A: For most small to mid-sized organizations, yes. A specialist broker who understands your industry can identify gaps you might miss and has access to niche carriers. The cost is usually embedded in the commission, and the savings from avoiding a gap often far exceed any fee.
Your Next Moves: From Reading to Action
You now have a framework to identify and close insurance gaps. The next step is to act before your next renewal. Here are five specific actions you can take this week:
- Audit your current policies. Gather all active insurance policies and list every exclusion, sub-limit, and deductible. Compare this list against your top five operational risks. Note any mismatches.
- Run a scenario stress test. Pick one realistic loss scenario—a cyberattack, a natural disaster, a product liability claim—and trace how your current coverage would respond. Identify where coverage stops and how much you would have to pay out of pocket.
- Schedule a meeting with a specialist broker. Bring your gap analysis and stress test results. Ask the broker to propose at least two strategies from the three we discussed. Request sample policy wordings for each.
- Evaluate the cost of inaction. Estimate the maximum probable loss from your biggest uncovered exposure. Compare that to the premium for closing the gap. Often, the premium is a fraction of the potential loss.
- Set an annual review date. Mark your calendar for 60 days before each renewal. Use that time to repeat the gap analysis and adjust your strategy as your business and the insurance market evolve.
Insurance gaps are not static; they shift as your operations change and as carriers update their products.
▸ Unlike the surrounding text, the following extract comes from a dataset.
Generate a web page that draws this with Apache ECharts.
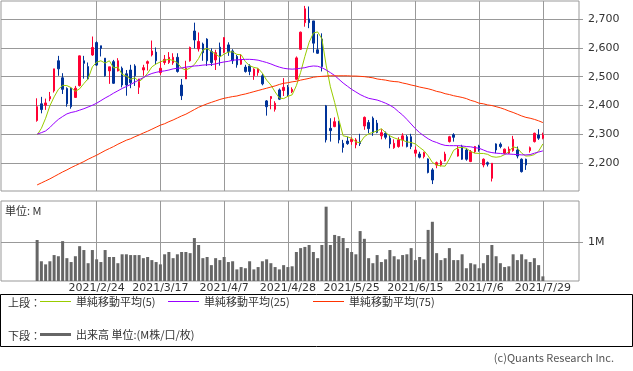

The strategies outlined here—layering, parametric triggers, and alternative risk transfer—give you a toolkit to stay covered. The key is to start early, involve the right experts, and treat gap management as an ongoing process, not a one-time fix.
This article provides general information about insurance strategies and does not constitute professional advice. Insurance products and regulations vary by jurisdiction and change over time. Readers should consult a licensed insurance broker, risk manager, or legal advisor for guidance specific to their situation.